Individual investors have a growing number of places where they can put their money besides the traditional stock, bond, currency and commodities markets. Private-equity mutual funds, startup businesses and even professional athletes are offering part of their enterprises to interested parties. Although they're growing in popularity, are these alternative investments safe?
Before going further, let's not forget that investing – whether in the stock market or some exotic fund – is risky. What tends to set alternative investments apart is the information that is available about them. There's not much that individual investors can do to research the product beforehand. They must simply rely on the materials provided by a fund manager or holding company.
In the case of the aforementioned professional athlete, you may have heard about NFL star Arian Foster welcoming investors to buy shares in his future career earnings. The Houston Texans running back was injured before the IPO happened, but that may have been a good thing, at least for anyone interested in putting their money into an athlete's brand. According to Kiplinger's, Foster was backed by a brokerage firm called Fantex.
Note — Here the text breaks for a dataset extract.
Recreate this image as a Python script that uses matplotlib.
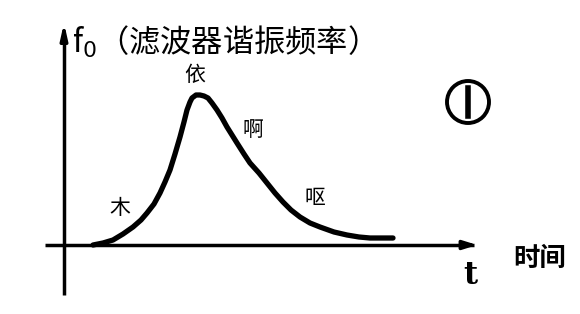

The source reports that investors may not have been able to sell Foster's stock because their investment also gave them an interest in Fantex – which is currently bleeding money.
In an interview with MarketWatch, Jeremy Radcliffe, president and chief operating officer of wealth-management firm Salient Partners, said that alternative products are a bad idea for individual investors because "they fail to achieve what we view as the most important objective for an alternative investment, which is to actually diversify the portfolio away from equity risk."